当前环境:
主节点:108.88.3.116
备节点:108.88.3.180
一、主节点(116)环境配置及状态
[postgres@116 data]$ postgresql.conf
#------------------------------------------------------------------------------
# WRITE AHEAD LOG
#------------------------------------------------------------------------------
# - Settings -
wal_level = logical # minimal, replica, or logical
# (change requires restart)
#fsync = on # flush data to disk for crash safety
# (turning this off can cause
# unrecoverable data corruption)
#checkpoint_timeout = 5min # range 30s-1h
max_wal_size = 1GB
min_wal_size = 80MB
# - Sending Server(s) -
# Set these on the master and on any standby that will send replication data.
max_wal_senders = 5 # max number of walsender processes
# (change requires restart)
#wal_keep_segments = 0 # in logfile segments, 16MB each; 0 disables
# - Standby Servers -
# These settings are ignored on a master server.
hot_standby = on # "on" allows queries during recovery
# (change requires restart)
# - Archiving -
archive_mode = on # enables archiving; off, on, or always
# (change requires restart)
archive_command = 'cp %p /archivelog/%f' # command to use to archive a logfile segment
# placeholders: %p = path of file to archive
# %f = file name only
[postgres@116 data]$ vi pg_hba.conf
# IPv4 local connections:
host all all 127.0.0.1/32 trust
host all all 108.88.3.0/24 trust //这里为了方便直接设置trust
[postgres@116 data]$ vi recovery.done //用于节点降为备节点的准备文件,在主节点不起作用,为了切换备节点时方便
#---------------------------------------------------------------------------
# STANDBY SERVER PARAMETERS
#---------------------------------------------------------------------------
#
# standby_mode
#
# When standby_mode is enabled, the PostgreSQL server will work as a
# standby. It will continuously wait for the additional XLOG records, using
# restore_command and/or primary_conninfo.
#
standby_mode = on
#
# primary_conninfo
#
# If set, the PostgreSQL server will try to connect to the primary using this
# connection string and receive XLOG records continuously.
#
primary_conninfo = 'host=108.88.3.180 port=5432 user=replication password=6220104' # e.g. 'host=localhost port=5432'
#
# If set, the PostgreSQL server will use the specified replication slot when
# connecting to the primary via streaming replication to control resource
# removal on the upstream node. This setting has no effect if primary_conninfo
# is not set.
#
#primary_slot_name = ''
#
# By default, a standby server keeps restoring XLOG records from the
# primary indefinitely. If you want to stop the standby mode, finish recovery
# and open the system in read/write mode, specify a path to a trigger file.

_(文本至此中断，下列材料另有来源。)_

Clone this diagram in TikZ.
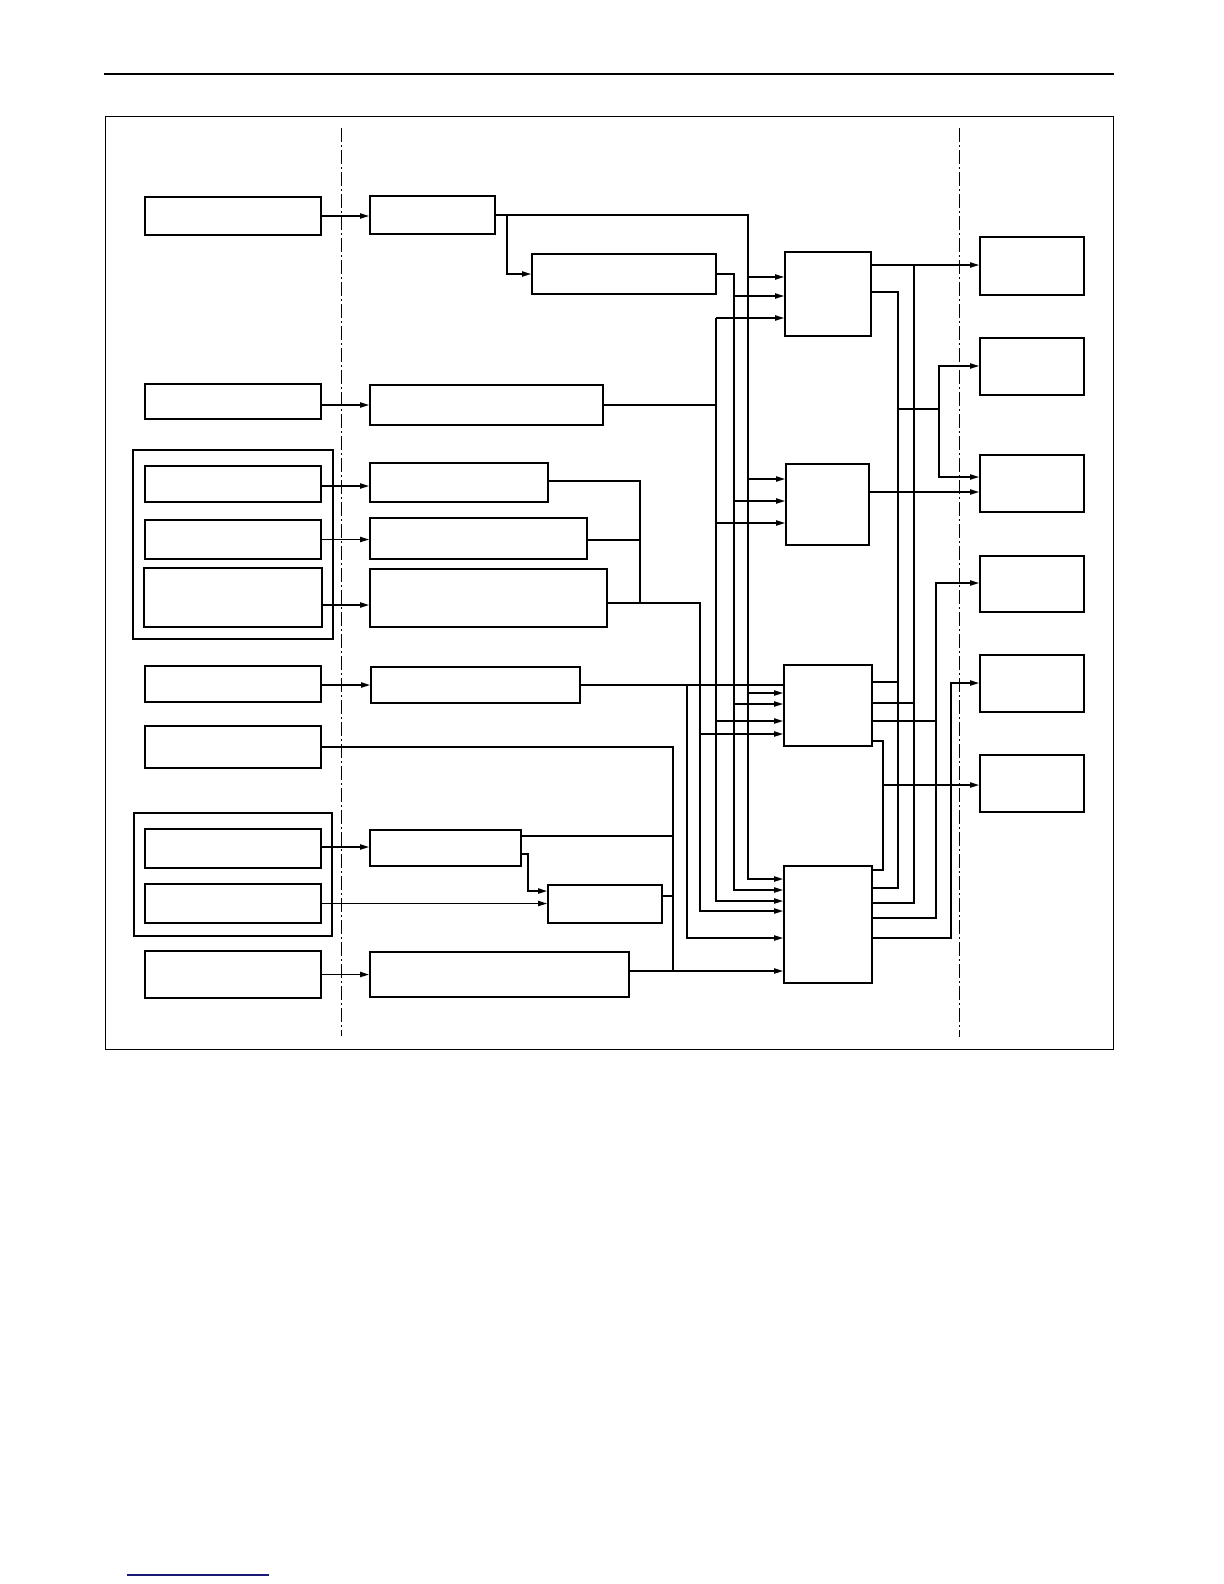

# The server will poll the trigger file path periodically and start as a
# primary server when it's found.
#
trigger_file = 'faile'
[postgres@node02 data]$ psql -d ghan
ghan=# \x
扩展显示已打开。
ghan=# SELECT * FROM pg_stat_replication;
-[ RECORD 1 ]----+-----------------------------
pid | 8101
usesysid | 16396
usename | replication
application_name | walreceiver
client_addr | 108.88.3.180
client_hostname |
client_port | 51184
backend_start | 2016-07-11 13:10:58.32561+08
backend_xmin |
state | streaming
sent_location | 1/174A1240
write_location | 1/174A1240
flush_location | 1/174A1240
replay_location | 1/174A1240
sync_priority | 0
sync_state | async
ghan=#
二、备节点(180)环境配置及状态
[postgres@180 data]$ postgresql.conf
#------------------------------------------------------------------------------
# WRITE AHEAD LOG
#------------------------------------------------------------------------------
# - Settings -
wal_level = logical # minimal, replica, or logical
# (change requires restart)
#fsync = on # flush data to disk for crash safety
# (turning this off can cause
# unrecoverable data corruption)
#checkpoint_timeout = 5min # range 30s-1h
max_wal_size = 1GB
min_wal_size = 80MB
# - Sending Server(s) -
# Set these on the master and on any standby that will send replication data.
max_wal_senders = 5 # max number of walsender processes
# (change requires restart)
#wal_keep_segments = 0 # in logfile segments, 16MB each; 0 disables
# - Standby Servers -
# These settings are ignored on a master server.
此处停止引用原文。